Spoony Bard: How I Learned to Stop Worrying and Love The Halo

In my last column, I briefly mentioned that Halo was a good example of a game that impressively managed to bring plot to the traditionally plot-bereft first-person shooter genre. Upon further though, I’ve decided that perhaps I was too hasty. I’m sure you can take a guess as to what’s seemingly changed my mind so drastically between then and now: the latest Halo game, ODST.

The original Halo was a breath of fresh air for the genre. It had a surprising mix of action and plot in order to progress the story. You weren’t just butchering aliens; you were trying to stop Halo from firing and annihilating all life in the universe. The same holds true for the second and third entries in the series; we see more butchering of aliens yet you’re attempting to stop the Prophets and other similar villains. Unfortunately, that’s about as deep as it gets. But do we need more in-depth Halo games? Would such a beast, ungainly as it is to describe, even be a Halo game?

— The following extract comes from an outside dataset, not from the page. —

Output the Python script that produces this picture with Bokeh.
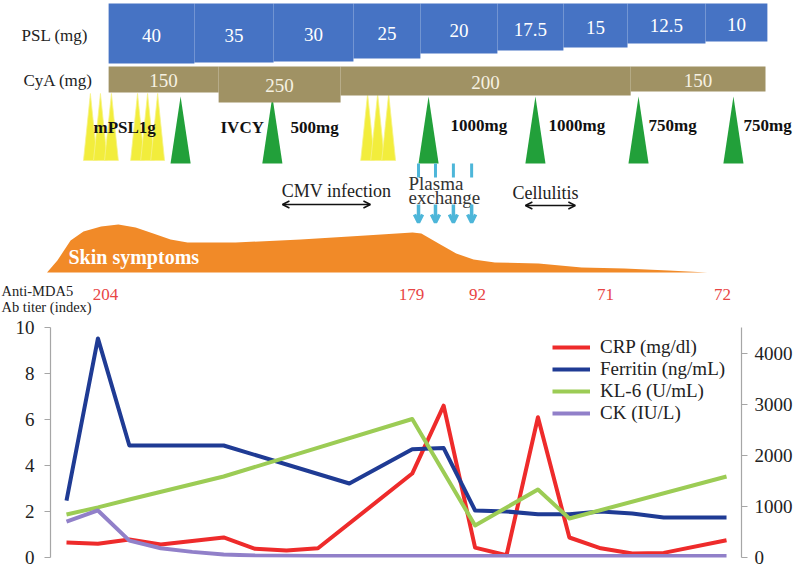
from bokeh.plotting import figure
from bokeh.models import Range1d, LinearAxis, FixedTicker, Arrow, OpenHead
from bokeh.core.properties import value
from bokeh.embed import file_html
from bokeh.resources import INLINE

# ---------------- data (time in lab-visit index units) ----------------
psl_dose = ["40", "35", "30", "25", "20", "17.5", "15", "12.5", "10"]
psl_change_t = [1.34, 4.07, 6.59, 9.13, 11.26, 13.71, 15.81, 17.85, 20.33, 22.30]
cya_dose = ["150", "250", "200", "150"]
cya_change_t = [1.34, 4.84, 8.72, 17.95, 22.24]
mpsl_pulse_t = [0.76, 1.08, 1.43, 2.26, 2.58, 2.90, 9.58, 9.90, 10.25]
ivcy_t = [3.63, 6.55, 11.52, 14.92, 18.20, 21.22]
plasma_exchange_t = [11.20, 11.74, 12.31, 12.89]
cmv_period = [6.87, 9.67]
cellulitis_period = [14.60, 16.19]
skin_t = [-0.62, -0.29, 0.13, 0.54, 1.10, 1.65, 2.20, 2.76, 3.31, 3.85, 5.38, 7.45,
          9.51, 11.01, 11.29, 11.84, 12.40, 12.95, 13.63, 15.02, 16.39, 17.75, 19.15, 20.39]
skin_score = [0, 12, 32, 41, 46, 48, 45, 39, 33, 30, 30, 33,
              37, 40, 39, 29, 19, 13, 10, 9, 5, 4, 2, 0]
titer_t = [1.24, 10.98, 13.08, 17.15, 20.87]
titer_vals = [204, 179, 92, 71, 72]

crp_t = [0, 1, 2, 3, 5, 6, 7, 8, 11, 12, 13, 14, 15, 16, 17, 18, 19, 21]
crp = [0.65, 0.6, 0.78, 0.57, 0.87, 0.38, 0.3, 0.4, 3.65, 6.6, 0.43, 0.1, 6.1, 0.87, 0.4, 0.17, 0.2, 0.75]
ferritin_t = [0, 1, 2, 5, 9, 11, 12, 13, 14, 15, 16, 17, 18, 19, 21]
ferritin = [1115, 4286, 2192, 2192, 1448, 2120, 2140, 920, 900, 845, 845, 900, 860, 783, 783]
kl6_t = [0, 1, 2, 5, 11, 13, 15, 16, 21]
kl6 = [840, 980, 1135, 1585, 2710, 626, 1330, 763, 1585]
ck_t = [0, 1, 2, 3, 4, 5, 6, 8, 21]
ck = [700, 920, 330, 180, 110, 60, 40, 30, 30]

left_ticks = [0, 2, 4, 6, 8, 10]
right_ticks = [0, 1000, 2000, 3000, 4000]

# ---------------- layout helpers ----------------
X0, DX = 66.0, 31.43          # screen px of t=0 and px per time unit


def px2t(px):
    return (px - X0) / DX


SERIF = value("Liberation Serif")
BLUE, OLIVE, ORANGE = "#4673c4", "#a09264", "#f18a28"
YELLOW, GREEN, LBLUE = "#f2ed3c", "#22a03a", "#4db6d9"

# ---------------- top timeline ----------------
top = figure(width=800, height=318, x_range=Range1d(px2t(0), px2t(800)),
             y_range=Range1d(318, 0), x_axis_type=None, y_axis_type=None,
             toolbar_location=None, output_backend="svg", min_border=0,
             outline_line_color=None)

# yellow mPSL pulses and green IVCY
top.patches(xs=[[t - 0.22, t, t + 0.22] for t in mpsl_pulse_t],
            ys=[[160, 93, 160] for _ in mpsl_pulse_t],
            fill_color=YELLOW, line_color="#f6f28a", line_width=0.8)
top.patches(xs=[[t - 0.32, t, t + 0.32] for t in ivcy_t],
            ys=[[163, 96, 163] for _ in ivcy_t], fill_color=GREEN, line_color=None)

# PSL bar
psl_bottom = [63, 62, 61, 58, 53, 50, 47, 43, 41]
top.quad(left=psl_change_t[:-1], right=psl_change_t[1:], top=3, bottom=psl_bottom,
         fill_color=BLUE, line_color=None)
psl_mid = [(a + b) / 2 for a, b in zip(psl_change_t[:-1], psl_change_t[1:])]
top.text(x=psl_mid, y=[(3 + b) / 2 + 2 for b in psl_bottom], text=psl_dose,
         text_font=SERIF, text_font_size="19px", text_color="white",
         text_align="center", text_baseline="middle")

# CyA bar
cya_bottom = [92, 102, 95, 91]
top.quad(left=cya_change_t[:-1], right=cya_change_t[1:], top=66, bottom=cya_bottom,
         fill_color=OLIVE, line_color=None)
cya_mid = [(a + b) / 2 for a, b in zip(cya_change_t[:-1], cya_change_t[1:])]
top.text(x=cya_mid, y=[(66 + b) / 2 + 1 for b in cya_bottom], text=cya_dose,
         text_font=SERIF, text_font_size="19px", text_color="#f6f1e2",
         text_align="center", text_baseline="middle")

top.text(x=[px2t(21), px2t(23)], y=[35, 80], text=["PSL (mg)", "CyA (mg)"],
         text_font=SERIF, text_font_size="17px", text_color="#222222",
         text_baseline="middle")

# treatment labels
top.text(x=[px2t(93), px2t(220), px2t(290), px2t(450), px2t(548), px2t(648), px2t(743)],
         y=[127, 127, 127, 125, 125, 125, 125],
         text=["mPSL1g", "IVCY", "500mg", "1000mg", "1000mg", "750mg", "750mg"],
         text_font=SERIF, text_font_size="17px", text_font_style="bold",
         text_color="#111111", text_baseline="middle")

# events
top.text(x=[px2t(336), px2t(545)], y=[190, 192], text=["CMV infection", "Cellulitis"],
         text_font=SERIF, text_font_size="18px", text_color="#222222",
         text_align="center", text_baseline="middle")
for a, b, y in [(cmv_period[0], cmv_period[1], 204), (cellulitis_period[0], cellulitis_period[1], 205)]:
    top.add_layout(Arrow(x_start=a, y_start=y, x_end=b, y_end=y, line_width=1.5,
                         line_color="#111111",
                         start=OpenHead(size=7, line_width=1.5, line_color="#111111"),
                         end=OpenHead(size=7, line_width=1.5, line_color="#111111")))

top.segment(x0=plasma_exchange_t, y0=163, x1=plasma_exchange_t, y1=177,
            line_color=LBLUE, line_width=3)
for t in plasma_exchange_t:
    top.add_layout(Arrow(x_start=t, y_start=204, x_end=t, y_end=222, line_width=3.5,
                         line_color=LBLUE,
                         end=OpenHead(size=8, line_width=3.5, line_color=LBLUE)))
top.text(x=[px2t(408), px2t(408)], y=[183, 197], text=["Plasma", "exchange"],
         text_font=SERIF, text_font_size="19px", text_color="#333333",
         text_baseline="middle")

# skin symptoms
top.varea(x=skin_t, y1=272, y2=[272 - s for s in skin_score], fill_color=ORANGE)
top.text(x=[px2t(68)], y=[256], text=["Skin symptoms"], text_font=SERIF,
         text_font_size="20px", text_font_style="bold", text_color="white",
         text_baseline="middle")

# anti-MDA5 titers
top.text(x=[px2t(1), px2t(1)], y=[290, 306], text=["Anti-MDA5", "Ab titer (index)"],
         text_font=SERIF, text_font_size="14.5px", text_color="#222222",
         text_baseline="middle")
top.text(x=titer_t, y=294, text=[str(v) for v in titer_vals], text_font=SERIF,
         text_font_size="17px", text_color="#e84545", text_align="center",
         text_baseline="middle")

# ---------------- bottom lab chart ----------------
ytop = 10 + 9 / 23
bot = figure(width=800, height=251, x_range=Range1d(px2t(50), px2t(741)),
             y_range=Range1d(0, ytop), x_axis_type=None, toolbar_location=None,
             output_backend="svg", min_border_left=50, min_border_right=59,
             min_border_top=0, min_border_bottom=12, outline_line_color=None)
bot.extra_y_ranges = {"right": Range1d(0, ytop * 450)}
bot.ygrid.visible = False
bot.xgrid.visible = False

bot.line(crp_t, crp, line_color="#ee2b2b", line_width=4, line_join="round",
         legend_label="CRP (mg/dl)")
bot.line(ferritin_t, ferritin, line_color="#1f3b94", line_width=4, line_join="round",
         y_range_name="right", legend_label="Ferritin (ng/mL)")
bot.line(kl6_t, kl6, line_color="#9ccc55", line_width=4, line_join="round",
         y_range_name="right", legend_label="KL-6 (U/mL)")
bot.line(ck_t, ck, line_color="#9180c9", line_width=4, line_join="round",
         y_range_name="right", legend_label="CK (IU/L)")

right_axis = LinearAxis(y_range_name="right")
bot.add_layout(right_axis, "right")
left_axis = bot.yaxis[0]
left_axis.ticker = FixedTicker(ticks=left_ticks)
left_axis.bounds = (0, 10)
right_axis.ticker = FixedTicker(ticks=right_ticks)
right_axis.bounds = (0, 4500)
for ax in (left_axis, right_axis):
    ax.axis_line_color = "#a6a6a6"
    ax.axis_line_width = 1.2
    ax.major_tick_line_color = "#a6a6a6"
    ax.major_tick_out = 6
    ax.major_tick_in = 0
    ax.minor_tick_line_color = None
    ax.major_label_text_font = "Liberation Serif"
    ax.major_label_text_font_size = "19px"
    ax.major_label_text_color = "#222222"
left_axis.major_label_standoff = 10
right_axis.major_label_standoff = 7

lg = bot.legend[0]
lg.location = (502, 133)
lg.padding = 0
lg.margin = 0
lg.spacing = 0
lg.glyph_width = 38
lg.glyph_height = 20
lg.label_height = 20
lg.label_standoff = 10
lg.label_text_font = "Liberation Serif"
lg.label_text_font_size = "19px"
lg.label_text_color = "#222222"
lg.border_line_color = None
lg.background_fill_alpha = 0

open("out.html", "w").write(file_html([top, bot], INLINE))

The answer to both questions is a resounding… no. At least according to Bungie, or whoever it is piloting the franchise today. Michael Abbott, the notorious author of The Brainy Gamer blog wrote up his own inspection of Halo: ODST just a week after its release. In the article, he states that the game itself fails to deliver on the “possibilities inherent in its design.” According to Michael, the big problem with the game is that at its core it’s just another action movie that’s been distilled into a video game. This statement followed a lead-up consisting of his aspirations for a game that certainly seemed to include a promise of meaningful interaction between characters, or as he says, “a Halo game as devoted to its characters and story as to its brilliant bursts of supercharged combat.”

First and foremost, I’d argue that the reasoning behind so little change to the classic Halo formula had to be the current state of world economy. True, entertainment isn’t tanking nearly as much as other areas, but that doesn’t mean that companies want to throw money away either. There’s a reason Sigourney Weaver keeps coming back, sometimes even from the dead, for the Alien movies. It’s the same reason that the first Terminator lacking Schwarzenegger received nearly universal negative reviews. Can you imagine pitching a game where you not only remove the main character from the rest of the series, but you also attempt to fundamentally change the nature of interaction between player and characters? I can, and to me it sounds an awful lot like a game that will go unfunded.

It’s not just the economy, though. The people who want these games to make money know what Halo is known for and what it has done best in the past: multiplayer. It’s no big surprise that they would include the ability to play Halo 3 multiplayer with every single copy of Halo: ODST. Maybe the slight defection from the normal formula was cause for alarm and thus they added it. To me, it seems more like a way to have everything anyone could want out of Halo. Players don’t keep playing it for the campaign, at least in no large part. It’s the matchmaking, and it always has been the matchmaking.

This type of relationship with a game’s multiplayer isn’t unheard of by any means. The most recent incarnation of the SOCOM franchise doesn’t even support a campaign mode. But when you attempt to craft a meaningful plot with so many incredible possibilities by design, you owe it to yourself and the audience to at least do it right. One commenter on The Brainy Gamer noted that maybe we’re just “intellectualizing” something that doesn’t merit the effort. I beg to differ. Just because it isn’t more, doesn’t mean it couldn’t be or that it shouldn’t.

As consumers, we don’t have to be satisfied with more of the same. A plot-heavy, character-driven Halo game isn’t an impossibility and certainly has the chance to do well. The problem isn’t with the idea, it’s with the transition between idea and reality. In reality, that would require changing the formula yet again. Possibly too much. I would like to see more meaningful plots added to games, but not to the detriment of their substance and certainly not in a manner that would alienate the fan base. Halo with an engaging plot could either be like Half-Life 2, a wonderful experience to go down in the annals of history, or more like Rise of the Argonauts, a conflicted game that clashes between the multiple niches that it’s trying to fill and ultimately fails at all of them.